Restate each of the lines below word for word and drop every picture.

•••••

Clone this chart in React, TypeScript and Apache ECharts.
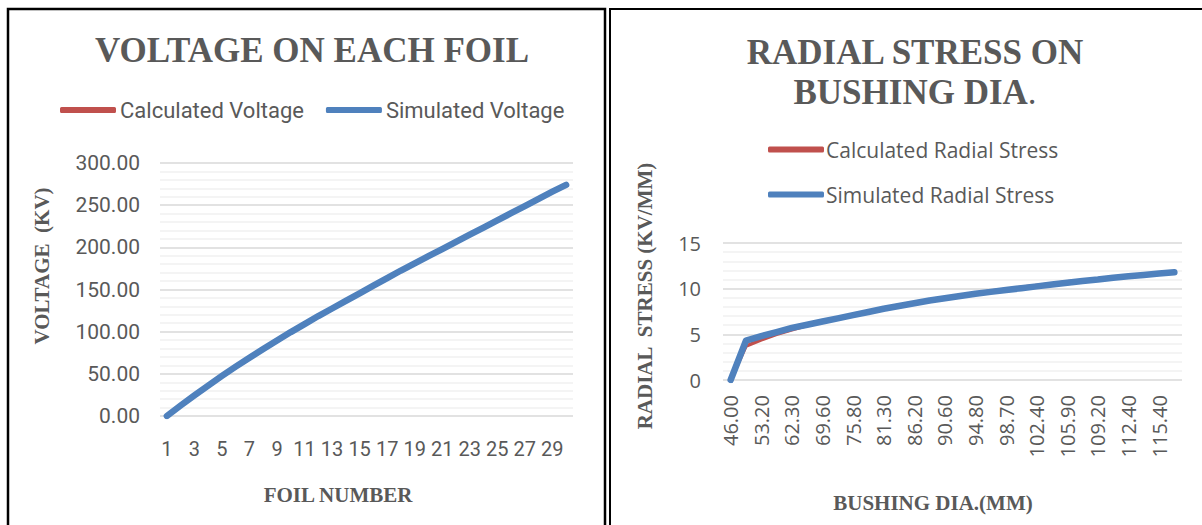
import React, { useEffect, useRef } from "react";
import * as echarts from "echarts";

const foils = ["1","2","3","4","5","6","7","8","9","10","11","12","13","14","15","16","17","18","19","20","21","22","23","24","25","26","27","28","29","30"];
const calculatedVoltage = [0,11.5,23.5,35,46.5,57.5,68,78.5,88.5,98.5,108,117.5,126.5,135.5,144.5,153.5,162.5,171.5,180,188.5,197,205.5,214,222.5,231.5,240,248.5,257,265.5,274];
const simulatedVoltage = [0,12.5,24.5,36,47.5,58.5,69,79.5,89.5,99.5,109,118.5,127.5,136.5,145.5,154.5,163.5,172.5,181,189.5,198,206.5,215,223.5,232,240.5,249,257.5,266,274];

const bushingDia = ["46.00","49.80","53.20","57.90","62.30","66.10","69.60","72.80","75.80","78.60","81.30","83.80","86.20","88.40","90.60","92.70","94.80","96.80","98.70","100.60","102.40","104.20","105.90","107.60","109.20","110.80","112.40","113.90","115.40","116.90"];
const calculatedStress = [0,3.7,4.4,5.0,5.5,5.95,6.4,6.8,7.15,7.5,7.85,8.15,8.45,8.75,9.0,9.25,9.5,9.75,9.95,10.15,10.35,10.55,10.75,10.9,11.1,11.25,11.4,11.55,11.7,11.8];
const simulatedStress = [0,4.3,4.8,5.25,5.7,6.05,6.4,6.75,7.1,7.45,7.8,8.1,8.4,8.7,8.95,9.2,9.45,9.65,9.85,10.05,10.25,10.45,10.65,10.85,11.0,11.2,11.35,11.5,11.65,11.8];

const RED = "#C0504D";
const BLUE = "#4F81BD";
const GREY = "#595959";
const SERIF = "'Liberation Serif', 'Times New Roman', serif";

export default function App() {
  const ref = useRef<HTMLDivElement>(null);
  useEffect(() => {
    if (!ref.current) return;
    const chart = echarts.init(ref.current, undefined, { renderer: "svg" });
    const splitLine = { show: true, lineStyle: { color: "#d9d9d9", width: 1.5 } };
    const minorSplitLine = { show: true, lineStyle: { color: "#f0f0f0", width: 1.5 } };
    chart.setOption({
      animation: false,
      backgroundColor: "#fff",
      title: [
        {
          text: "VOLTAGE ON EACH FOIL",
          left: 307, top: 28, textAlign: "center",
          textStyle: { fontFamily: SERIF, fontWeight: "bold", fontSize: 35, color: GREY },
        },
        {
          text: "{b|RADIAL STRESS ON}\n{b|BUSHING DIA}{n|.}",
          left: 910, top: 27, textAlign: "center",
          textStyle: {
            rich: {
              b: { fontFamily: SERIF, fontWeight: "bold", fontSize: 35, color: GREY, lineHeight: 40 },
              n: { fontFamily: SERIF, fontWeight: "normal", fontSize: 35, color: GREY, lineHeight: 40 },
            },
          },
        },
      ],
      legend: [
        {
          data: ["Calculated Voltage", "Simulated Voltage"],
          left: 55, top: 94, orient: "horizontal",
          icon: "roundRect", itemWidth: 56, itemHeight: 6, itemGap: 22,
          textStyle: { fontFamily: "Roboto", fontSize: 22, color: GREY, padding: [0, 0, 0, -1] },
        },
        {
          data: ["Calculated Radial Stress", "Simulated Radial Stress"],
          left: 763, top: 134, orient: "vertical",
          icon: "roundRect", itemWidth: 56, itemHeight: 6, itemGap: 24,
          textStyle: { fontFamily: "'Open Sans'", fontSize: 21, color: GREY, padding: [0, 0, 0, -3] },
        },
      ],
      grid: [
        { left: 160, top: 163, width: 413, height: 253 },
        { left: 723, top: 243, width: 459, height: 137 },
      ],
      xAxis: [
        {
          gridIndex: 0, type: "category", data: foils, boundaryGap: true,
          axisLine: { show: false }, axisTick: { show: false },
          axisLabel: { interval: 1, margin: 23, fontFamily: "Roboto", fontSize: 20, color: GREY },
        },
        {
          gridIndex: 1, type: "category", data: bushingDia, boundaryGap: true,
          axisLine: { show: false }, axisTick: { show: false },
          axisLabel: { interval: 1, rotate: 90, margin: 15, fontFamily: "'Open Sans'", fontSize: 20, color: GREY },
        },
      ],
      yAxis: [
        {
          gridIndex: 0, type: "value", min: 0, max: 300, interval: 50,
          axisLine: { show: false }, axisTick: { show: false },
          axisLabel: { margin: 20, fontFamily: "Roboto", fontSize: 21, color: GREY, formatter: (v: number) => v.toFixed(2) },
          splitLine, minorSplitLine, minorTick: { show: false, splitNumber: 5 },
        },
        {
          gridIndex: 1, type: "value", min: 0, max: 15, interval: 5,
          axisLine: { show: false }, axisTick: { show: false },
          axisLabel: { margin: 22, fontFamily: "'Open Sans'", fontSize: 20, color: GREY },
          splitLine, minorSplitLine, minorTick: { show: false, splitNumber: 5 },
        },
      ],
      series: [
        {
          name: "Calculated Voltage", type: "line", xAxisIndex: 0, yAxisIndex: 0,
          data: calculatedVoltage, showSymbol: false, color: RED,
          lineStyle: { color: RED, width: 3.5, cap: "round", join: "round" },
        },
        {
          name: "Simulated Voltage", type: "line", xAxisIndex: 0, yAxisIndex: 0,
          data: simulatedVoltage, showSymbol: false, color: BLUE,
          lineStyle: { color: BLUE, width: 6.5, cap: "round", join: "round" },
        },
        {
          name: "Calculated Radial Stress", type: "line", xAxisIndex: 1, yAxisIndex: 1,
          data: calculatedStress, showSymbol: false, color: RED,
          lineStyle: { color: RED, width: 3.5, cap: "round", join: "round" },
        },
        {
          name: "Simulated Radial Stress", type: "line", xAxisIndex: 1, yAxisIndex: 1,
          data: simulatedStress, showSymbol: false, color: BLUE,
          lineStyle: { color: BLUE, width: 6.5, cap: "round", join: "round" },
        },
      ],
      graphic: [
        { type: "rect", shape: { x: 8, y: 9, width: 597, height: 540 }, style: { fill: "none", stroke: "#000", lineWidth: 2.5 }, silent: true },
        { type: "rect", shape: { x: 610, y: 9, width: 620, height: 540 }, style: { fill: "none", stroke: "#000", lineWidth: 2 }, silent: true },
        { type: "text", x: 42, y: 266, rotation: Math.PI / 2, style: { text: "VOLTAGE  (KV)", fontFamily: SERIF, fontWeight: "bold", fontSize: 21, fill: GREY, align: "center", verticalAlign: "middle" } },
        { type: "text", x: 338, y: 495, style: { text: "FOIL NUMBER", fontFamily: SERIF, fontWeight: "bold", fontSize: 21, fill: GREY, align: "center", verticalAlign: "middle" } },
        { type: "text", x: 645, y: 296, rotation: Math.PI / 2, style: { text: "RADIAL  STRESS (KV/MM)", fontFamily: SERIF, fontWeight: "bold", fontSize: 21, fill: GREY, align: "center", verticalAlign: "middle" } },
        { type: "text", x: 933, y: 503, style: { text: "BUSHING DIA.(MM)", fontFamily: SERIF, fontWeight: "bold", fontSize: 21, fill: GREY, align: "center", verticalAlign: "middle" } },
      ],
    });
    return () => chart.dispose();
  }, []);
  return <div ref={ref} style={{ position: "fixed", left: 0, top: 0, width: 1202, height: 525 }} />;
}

•••••

# SOLVED PROBLEM
Clone this chart in React, TypeScript and Apache ECharts.
import React, { useEffect, useRef } from "react";
import * as echarts from "echarts";

const foils = ["1","2","3","4","5","6","7","8","9","10","11","12","13","14","15","16","17","18","19","20","21","22","23","24","25","26","27","28","29","30"];
const calculatedVoltage = [0,11.5,23.5,35,46.5,57.5,68,78.5,88.5,98.5,108,117.5,126.5,135.5,144.5,153.5,162.5,171.5,180,188.5,197,205.5,214,222.5,231.5,240,248.5,257,265.5,274];
const simulatedVoltage = [0,12.5,24.5,36,47.5,58.5,69,79.5,89.5,99.5,109,118.5,127.5,136.5,145.5,154.5,163.5,172.5,181,189.5,198,206.5,215,223.5,232,240.5,249,257.5,266,274];

const bushingDia = ["46.00","49.80","53.20","57.90","62.30","66.10","69.60","72.80","75.80","78.60","81.30","83.80","86.20","88.40","90.60","92.70","94.80","96.80","98.70","100.60","102.40","104.20","105.90","107.60","109.20","110.80","112.40","113.90","115.40","116.90"];
const calculatedStress = [0,3.7,4.4,5.0,5.5,5.95,6.4,6.8,7.15,7.5,7.85,8.15,8.45,8.75,9.0,9.25,9.5,9.75,9.95,10.15,10.35,10.55,10.75,10.9,11.1,11.25,11.4,11.55,11.7,11.8];
const simulatedStress = [0,4.3,4.8,5.25,5.7,6.05,6.4,6.75,7.1,7.45,7.8,8.1,8.4,8.7,8.95,9.2,9.45,9.65,9.85,10.05,10.25,10.45,10.65,10.85,11.0,11.2,11.35,11.5,11.65,11.8];

const RED = "#C0504D";
const BLUE = "#4F81BD";
const GREY = "#595959";
const SERIF = "'Liberation Serif', 'Times New Roman', serif";

export default function App() {
  const ref = useRef<HTMLDivElement>(null);
  useEffect(() => {
    if (!ref.current) return;
    const chart = echarts.init(ref.current, undefined, { renderer: "svg" });
    const splitLine = { show: true, lineStyle: { color: "#d9d9d9", width: 1.5 } };
    const minorSplitLine = { show: true, lineStyle: { color: "#f0f0f0", width: 1.5 } };
    chart.setOption({
      animation: false,
      backgroundColor: "#fff",
      title: [
        {
          text: "VOLTAGE ON EACH FOIL",
          left: 307, top: 28, textAlign: "center",
          textStyle: { fontFamily: SERIF, fontWeight: "bold", fontSize: 35, color: GREY },
        },
        {
          text: "{b|RADIAL STRESS ON}\n{b|BUSHING DIA}{n|.}",
          left: 910, top: 27, textAlign: "center",
          textStyle: {
            rich: {
              b: { fontFamily: SERIF, fontWeight: "bold", fontSize: 35, color: GREY, lineHeight: 40 },
              n: { fontFamily: SERIF, fontWeight: "normal", fontSize: 35, color: GREY, lineHeight: 40 },
            },
          },
        },
      ],
      legend: [
        {
          data: ["Calculated Voltage", "Simulated Voltage"],
          left: 55, top: 94, orient: "horizontal",
          icon: "roundRect", itemWidth: 56, itemHeight: 6, itemGap: 22,
          textStyle: { fontFamily: "Roboto", fontSize: 22, color: GREY, padding: [0, 0, 0, -1] },
        },
        {
          data: ["Calculated Radial Stress", "Simulated Radial Stress"],
          left: 763, top: 134, orient: "vertical",
          icon: "roundRect", itemWidth: 56, itemHeight: 6, itemGap: 24,
          textStyle: { fontFamily: "'Open Sans'", fontSize: 21, color: GREY, padding: [0, 0, 0, -3] },
        },
      ],
      grid: [
        { left: 160, top: 163, width: 413, height: 253 },
        { left: 723, top: 243, width: 459, height: 137 },
      ],
      xAxis: [
        {
          gridIndex: 0, type: "category", data: foils, boundaryGap: true,
          axisLine: { show: false }, axisTick: { show: false },
          axisLabel: { interval: 1, margin: 23, fontFamily: "Roboto", fontSize: 20, color: GREY },
        },
        {
          gridIndex: 1, type: "category", data: bushingDia, boundaryGap: true,
          axisLine: { show: false }, axisTick: { show: false },
          axisLabel: { interval: 1, rotate: 90, margin: 15, fontFamily: "'Open Sans'", fontSize: 20, color: GREY },
        },
      ],
      yAxis: [
        {
          gridIndex: 0, type: "value", min: 0, max: 300, interval: 50,
          axisLine: { show: false }, axisTick: { show: false },
          axisLabel: { margin: 20, fontFamily: "Roboto", fontSize: 21, color: GREY, formatter: (v: number) => v.toFixed(2) },
          splitLine, minorSplitLine, minorTick: { show: false, splitNumber: 5 },
        },
        {
          gridIndex: 1, type: "value", min: 0, max: 15, interval: 5,
          axisLine: { show: false }, axisTick: { show: false },
          axisLabel: { margin: 22, fontFamily: "'Open Sans'", fontSize: 20, color: GREY },
          splitLine, minorSplitLine, minorTick: { show: false, splitNumber: 5 },
        },
      ],
      series: [
        {
          name: "Calculated Voltage", type: "line", xAxisIndex: 0, yAxisIndex: 0,
          data: calculatedVoltage, showSymbol: false, color: RED,
          lineStyle: { color: RED, width: 3.5, cap: "round", join: "round" },
        },
        {
          name: "Simulated Voltage", type: "line", xAxisIndex: 0, yAxisIndex: 0,
          data: simulatedVoltage, showSymbol: false, color: BLUE,
          lineStyle: { color: BLUE, width: 6.5, cap: "round", join: "round" },
        },
        {
          name: "Calculated Radial Stress", type: "line", xAxisIndex: 1, yAxisIndex: 1,
          data: calculatedStress, showSymbol: false, color: RED,
          lineStyle: { color: RED, width: 3.5, cap: "round", join: "round" },
        },
        {
          name: "Simulated Radial Stress", type: "line", xAxisIndex: 1, yAxisIndex: 1,
          data: simulatedStress, showSymbol: false, color: BLUE,
          lineStyle: { color: BLUE, width: 6.5, cap: "round", join: "round" },
        },
      ],
      graphic: [
        { type: "rect", shape: { x: 8, y: 9, width: 597, height: 540 }, style: { fill: "none", stroke: "#000", lineWidth: 2.5 }, silent: true },
        { type: "rect", shape: { x: 610, y: 9, width: 620, height: 540 }, style: { fill: "none", stroke: "#000", lineWidth: 2 }, silent: true },
        { type: "text", x: 42, y: 266, rotation: Math.PI / 2, style: { text: "VOLTAGE  (KV)", fontFamily: SERIF, fontWeight: "bold", fontSize: 21, fill: GREY, align: "center", verticalAlign: "middle" } },
        { type: "text", x: 338, y: 495, style: { text: "FOIL NUMBER", fontFamily: SERIF, fontWeight: "bold", fontSize: 21, fill: GREY, align: "center", verticalAlign: "middle" } },
        { type: "text", x: 645, y: 296, rotation: Math.PI / 2, style: { text: "RADIAL  STRESS (KV/MM)", fontFamily: SERIF, fontWeight: "bold", fontSize: 21, fill: GREY, align: "center", verticalAlign: "middle" } },
        { type: "text", x: 933, y: 503, style: { text: "BUSHING DIA.(MM)", fontFamily: SERIF, fontWeight: "bold", fontSize: 21, fill: GREY, align: "center", verticalAlign: "middle" } },
      ],
    });
    return () => chart.dispose();
  }, []);
  return <div ref={ref} style={{ position: "fixed", left: 0, top: 0, width: 1202, height: 525 }} />;
}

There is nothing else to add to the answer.